Future trends finance leaders should prepare for now
Finance monitoring is moving toward continuous controls assurance, not periodic review. Event-driven architecture will make real-time exception detection more practical across distributed systems. Process mining will increasingly be used to compare designed workflows with actual execution paths, exposing policy drift and shadow processes. AI-assisted Automation will improve anomaly detection and triage, but regulators and auditors will expect stronger evidence around model-influenced decisions.
There is also a platform trend. Enterprises want fewer disconnected automation tools and more unified operating models across workflow automation, observability, governance, and service delivery. In partner ecosystems, this creates demand for repeatable frameworks that can be deployed across clients with consistent controls, branding, and support models. That is where partner-first white-label automation and managed automation services become strategically relevant: not as a software pitch, but as a way to operationalize governance at scale.
Executive Conclusion
Finance workflow monitoring frameworks are no longer optional support tooling. They are a governance layer for enterprise automation. The right framework gives finance, technology, and audit teams a shared model for control visibility, exception management, and evidence retention across ERP automation, SaaS automation, and cloud-connected workflows. It also creates the confidence needed to expand automation into more material and complex finance processes.
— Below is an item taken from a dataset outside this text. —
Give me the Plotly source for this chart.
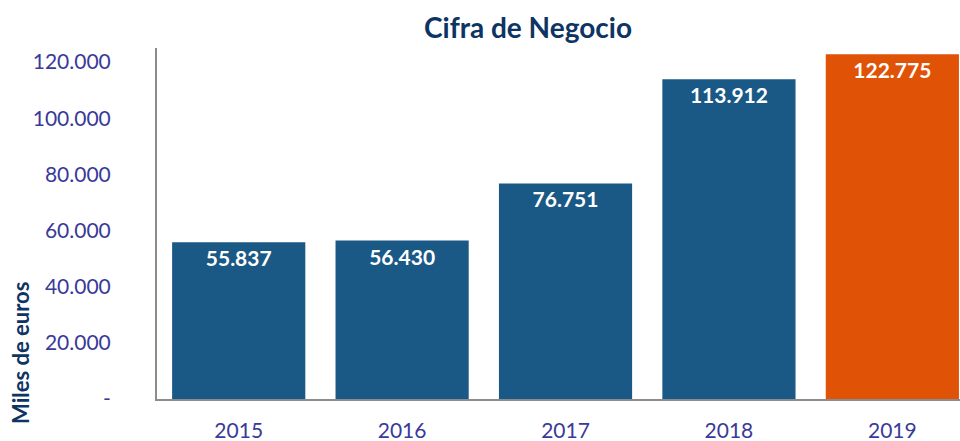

For executive teams, the recommendation is clear. Start with material workflows, define control objectives before dashboards, instrument every critical handoff, and treat evidence quality as a design requirement. Use workflow orchestration and observability together, not in isolation. Introduce AI carefully, with explicit monitoring of decision provenance and human oversight. And where partner ecosystems are involved, standardize delivery and governance models early. Organizations that do this well will not just pass audits more smoothly; they will build a more resilient foundation for digital transformation.